Mullan is superb as Joseph, it takes some doing to keep an audience sympathetic with a character who is first seen kicking a dog to death, and then racially abusing an Asian shopkeeper, but somehow Mullan manages to make his character’s inner struggle visible on his grizzled face. That his performance seems to have been overshadowed by Coleman’s is more to do with the fact that this is the sort of hardman character Mullan has played so many times it seems effortless. However Olivia Coleman deserves every one of the plaudits she has received. Primarily known for her work in comedies such as Hot Fuzz and Confetti, and on television in Peep Show and Rev (among many others). Here the actress is heartbreaking, playing a woman trapped in a hideous relationship with no one to turn to, and no apparent escape. The relationship between these two characters could be seen as unlikely, but the actors sell it so well it seems completely natural.
It is a sad truth that victims of domestic violence are often treated unsympathetically because those who have not experienced this kind of abuse fail to understand why the victim would not leave the relationship immediately. Hannah’s story shows clearly how difficult this is, and Coleman does not play her as a quiet mousey character, but one of considerable personal strength and decency. In one sequence Hannah is afraid to go home. She drinks herself into a stupor in a nightclub, but a helpful hen night find her passed out on the pavement and call her husband. This is as terrifying as any Hollywood thriller.
My only criticism is that the final 10 minutes of the film move the story in a rather over dramatic direction which I personally felt was a little too neat.

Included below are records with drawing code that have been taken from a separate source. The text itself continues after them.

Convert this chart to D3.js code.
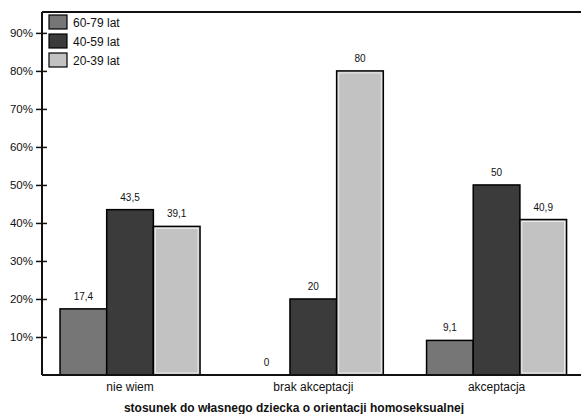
<!DOCTYPE html>
<html>
<head>
<meta charset="utf-8">
<script src="https://cdn.jsdelivr.net/npm/d3@7"></script>
<style>
  body { margin: 0; background: #fff; }
  svg { display: block; }
  text { font-family: "Liberation Sans", Arial, sans-serif; fill: #111; }
</style>
</head>
<body>
<svg id="chart" width="581" height="414"></svg>
<script>
const categories = ["nie wiem", "brak akceptacji", "akceptacja"];
const seriesNames = ["60-79 lat", "40-59 lat", "20-39 lat"];
const s6079 = [17.4, 0, 9.1];
const s4059 = [43.5, 20, 50];
const s2039 = [39.1, 80, 40.9];
const labels6079 = ["17,4", "0", "9,1"];
const labels4059 = ["43,5", "20", "50"];
const labels2039 = ["39,1", "80", "40,9"];
const yTicks = [10, 20, 30, 40, 50, 60, 70, 80, 90];
const axisTitle = "stosunek do własnego dziecka o orientacji homoseksualnej";

const colors = ["#767676", "#3b3b3b", "#c2c2c2"];
const seriesValues = [s6079, s4059, s2039];
const seriesLabels = [labels6079, labels4059, labels2039];

const svg = d3.select("#chart");
const mLeft = 42, mTop = 12, mBottom = 375, mRight = 600;

const y = d3.scaleLinear().domain([0, 95.5]).range([mBottom, mTop]);
const x0 = d3.scaleBand().domain(categories).range([38.4, 588.2]).paddingInner(0.236).paddingOuter(0.118);
const x1 = d3.scaleBand().domain(seriesNames).range([0, x0.bandwidth()]);

// bars
categories.forEach((c, ci) => {
  seriesNames.forEach((s, si) => {
    const v = seriesValues[si][ci];
    const bx = x0(c) + x1(s);
    const bw = x1.bandwidth();
    if (v > 0) {
      svg.append("rect")
        .attr("x", bx).attr("y", y(v))
        .attr("width", bw).attr("height", y(0) - y(v))
        .attr("fill", colors[si]).attr("stroke", "#000").attr("stroke-width", 1.5);
      if (si === 2) {
        svg.append("rect")
          .attr("x", bx + 2).attr("y", y(v) + 2)
          .attr("width", bw - 4).attr("height", y(0) - y(v) - 4)
          .attr("fill", "none").attr("stroke", "#ececec").attr("stroke-width", 1);
      }
    }
    svg.append("text")
      .attr("x", bx + bw / 2).attr("y", y(v) - 9)
      .attr("text-anchor", "middle")
      .attr("font-size", 10)
      .text(seriesLabels[si][ci]);
  });
});

// frame / axes
svg.append("line").attr("x1", mLeft).attr("x2", mRight).attr("y1", mTop).attr("y2", mTop)
  .attr("stroke", "#111").attr("stroke-width", 2);
svg.append("line").attr("x1", mLeft).attr("x2", mRight).attr("y1", mBottom).attr("y2", mBottom)
  .attr("stroke", "#111").attr("stroke-width", 2);

const yAxis = d3.axisLeft(y).tickValues(yTicks).tickSize(0).tickFormat(d => d + "%");
const ya = svg.append("g").attr("transform", `translate(${mLeft},0)`).call(yAxis);
ya.select(".domain").attr("d", `M0,${mTop}V${mBottom}`).attr("stroke", "#111").attr("stroke-width", 2);
ya.selectAll(".tick line").attr("x1", -6).attr("x2", 5).attr("stroke", "#111").attr("stroke-width", 1.5);
ya.selectAll(".tick text").attr("x", -9).attr("font-size", 11.5)
  .attr("font-family", "'Liberation Sans', Arial, sans-serif").attr("fill", "#111");

const xAxis = d3.axisBottom(x0).tickSize(0).tickPadding(7);
const xa = svg.append("g").attr("transform", `translate(0,${mBottom})`).call(xAxis);
xa.select(".domain").remove();
xa.selectAll(".tick text").attr("font-size", 12)
  .attr("font-family", "'Liberation Sans', Arial, sans-serif").attr("fill", "#111");

svg.append("text").attr("x", 294).attr("y", 412)
  .attr("text-anchor", "middle").attr("font-size", 12).attr("font-weight", "bold")
  .text(axisTitle);

// legend
seriesNames.forEach((s, i) => {
  const ly = 15 + i * 19;
  svg.append("rect").attr("x", 49).attr("y", ly).attr("width", 18).attr("height", 14)
    .attr("fill", colors[i]).attr("stroke", "#000").attr("stroke-width", 1.2);
  svg.append("text").attr("x", 73).attr("y", ly + 11.5).attr("font-size", 12).text(s);
});
</script>
</body>
</html>
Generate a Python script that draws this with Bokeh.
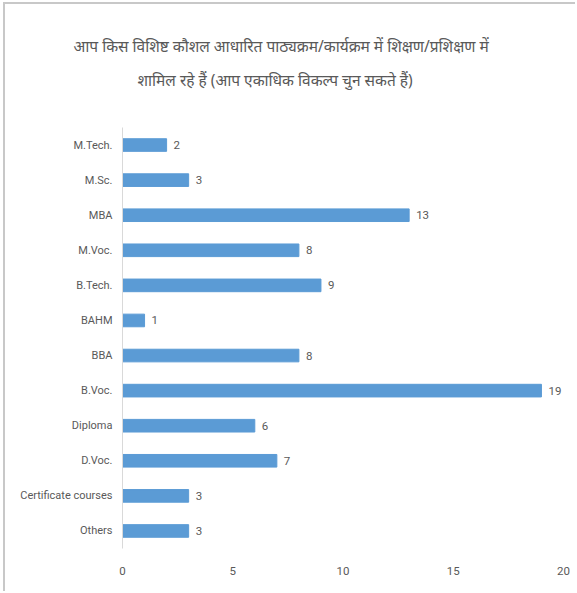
from bokeh.plotting import figure
from bokeh.models import FactorRange, Title, ColumnDataSource, LabelSet
from bokeh.core.properties import value
from bokeh.embed import file_html
from bokeh.resources import INLINE

categories = ["M.Tech.", "M.Sc.", "MBA", "M.Voc.", "B.Tech.", "BAHM", "BBA",
              "B.Voc.", "Diploma", "D.Voc.", "Certificate courses", "Others"]
values = [2, 3, 13, 8, 9, 1, 8, 19, 6, 7, 3, 3]
x_ticks = [0, 5, 10, 15, 20]
title_line1 = "आप किस विशिष्ट कौशल आधारित पाठ्यक्रम/कार्यक्रम में शिक्षण/प्रशिक्षण में"
title_line2 = "शामिल रहे हैं (आप एकाधिक विकल्प चुन सकते हैं)"

FONT = "Roboto"
GREY = "#595959"

source = ColumnDataSource(dict(cat=categories, val=values, lab=[str(v) for v in values]))

p = figure(width=572, height=589, output_backend="svg", toolbar_location=None,
           y_range=FactorRange(*list(reversed(categories))), x_range=(0, 20),
           min_border_left=117, min_border_right=14, min_border_bottom=45, min_border_top=123)
p.styles = {"border-top": "2px solid #c8c8c8", "border-left": "2px solid #c8c8c8",
            "margin-left": "3px", "margin-top": "2px"}

p.hbar(y="cat", right="val", left=0, height=0.36, source=source,
       fill_color="#5B9BD5", line_color="#5B9BD5")

labels = LabelSet(x="val", y="cat", text="lab", source=source, x_offset=7,
                  text_baseline="middle", text_font=value(FONT), text_font_size=value("11.5px"),
                  text_color=GREY)
p.add_layout(labels)

p.add_layout(Title(text=title_line2, align="left", text_font="Noto Sans",
                   text_font_size="15.5px", text_color=GREY, text_font_style="normal",
                   standoff=74, offset=15), "above")
p.add_layout(Title(text=title_line1, align="left", text_font="Noto Sans",
                   text_font_size="15.5px", text_color=GREY, text_font_style="normal",
                   standoff=-54, offset=-49), "above")

p.xgrid.grid_line_color = None
p.ygrid.grid_line_color = None
p.outline_line_color = None

p.xaxis.ticker = x_ticks
p.xaxis.axis_line_color = None
p.xaxis.major_tick_line_color = None
p.xaxis.minor_tick_line_color = None
p.xaxis.major_label_text_font = FONT
p.xaxis.major_label_text_font_size = "11.5px"
p.xaxis.major_label_text_color = GREY
p.xaxis.major_label_standoff = 12

p.yaxis.axis_line_color = "#d9d9d9"
p.yaxis.major_tick_line_color = None
p.yaxis.minor_tick_line_color = None
p.yaxis.major_label_text_font = FONT
p.yaxis.major_label_text_font_size = "11px"
p.yaxis.major_label_text_color = GREY
p.yaxis.major_label_standoff = 4

open("out.html", "w").write(file_html(p, INLINE))
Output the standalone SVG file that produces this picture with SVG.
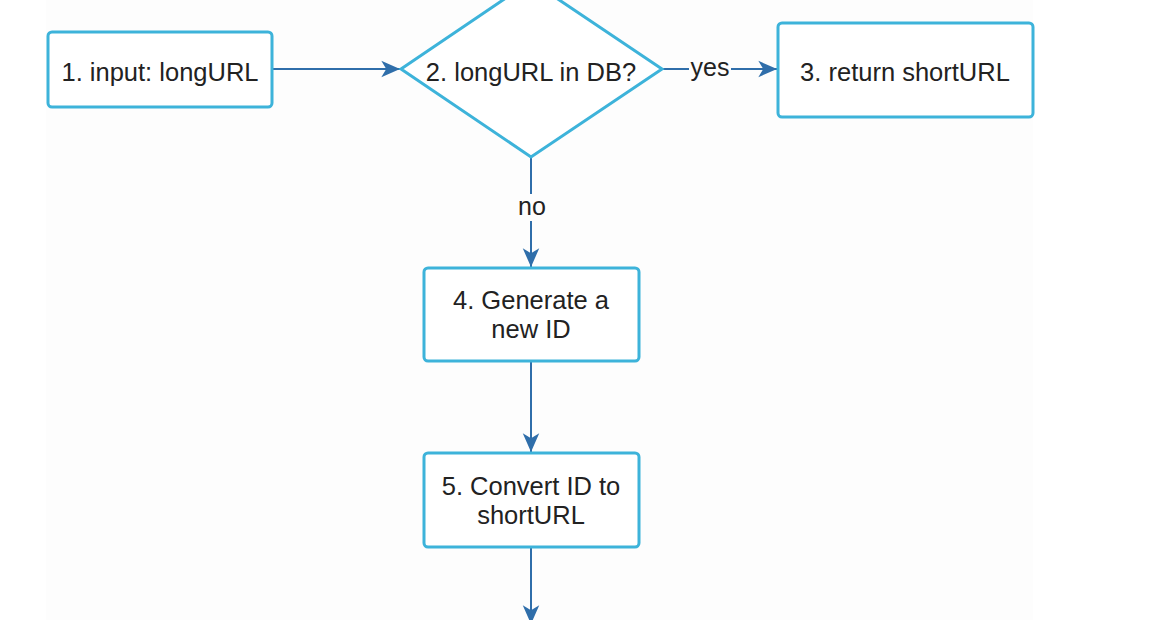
<svg xmlns="http://www.w3.org/2000/svg" width="1150" height="620" viewBox="0 0 1150 620">
  <style>
    .node { fill: #ffffff; stroke: #3db3da; stroke-width: 3; }
    .txt { font-family: "Liberation Sans", Arial, sans-serif; font-size: 25.5px; fill: #222222; text-anchor: middle; }
    .edge { fill: none; stroke: #2f6eaa; stroke-width: 2; }
    .lbl { font-family: "Liberation Sans", Arial, sans-serif; font-size: 25px; fill: #222222; text-anchor: middle; }
    .lblbg { fill: #fdfdfd; }
  </style>
  <defs>
    <marker id="arr" markerUnits="userSpaceOnUse" markerWidth="22" markerHeight="22" viewBox="-18 -9 20 18" refX="0" refY="0" orient="auto">
      <path d="M0,0 L-17,-7.5 L-12.5,0 L-17,7.5 Z" fill="#2f6eaa"/>
    </marker>
  </defs>
  <rect x="0" y="0" width="1150" height="620" fill="#ffffff"/>
  <rect x="46" y="0" width="987" height="620" fill="#fdfdfd"/>

  <g id="connectors">
    <path class="edge" d="M272,69 L400,69" marker-end="url(#arr)"/>
    <path class="edge" d="M663,69 L777,69" marker-end="url(#arr)"/>
    <path class="edge" d="M531,157 L531,267" marker-end="url(#arr)"/>
    <path class="edge" d="M531,362 L531,452" marker-end="url(#arr)"/>
    <path class="edge" d="M531,548 L531,624" marker-end="url(#arr)"/>
    <g id="label-yes">
      <rect class="lblbg" x="689" y="55" width="42" height="26"/>
      <text class="lbl" x="710" y="76">yes</text>
    </g>
    <g id="label-no">
      <rect class="lblbg" x="516" y="194" width="31" height="27"/>
      <text class="lbl" x="532" y="215">no</text>
    </g>
  </g>

  <g id="node1">
    <rect class="node" x="48" y="32" width="224" height="75" rx="4"/>
    <text class="txt" x="160" y="81">1. input: longURL</text>
  </g>
  <g id="node2">
    <polygon class="node" points="531,-19 662,69 531,157 401,69"/>
    <text class="txt" x="531" y="81">2. longURL in DB?</text>
  </g>
  <g id="node3">
    <rect class="node" x="778" y="23" width="255" height="94" rx="4"/>
    <text class="txt" x="905" y="81">3. return shortURL</text>
  </g>
  <g id="node4">
    <rect class="node" x="424" y="268" width="215" height="93" rx="4"/>
    <text class="txt" x="531" y="309">4. Generate a</text>
    <text class="txt" x="531" y="338">new ID</text>
  </g>
  <g id="node5">
    <rect class="node" x="424" y="453" width="215" height="94" rx="4"/>
    <text class="txt" x="531" y="495">5. Convert ID to</text>
    <text class="txt" x="531" y="524">shortURL</text>
  </g>
</svg>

My taste would have been for something rather more low key. This is a minor criticism of an excellent piece of work. This is a film of harsh realities, but with a warm beating heart. Considine cares for these characters, and so will you. I’m not ashamed to say I bawled my eyes out. One of the best films of last year, and had I seen it on release it would be in my top 10 of 2011.
Extras: audio commentary with Considine and producer Diarmid Scrimshaw, the short film ‘Dog Altogether’ of which Tyrannosaur is an expansion, deleted scenes with commentary, stills, trailer.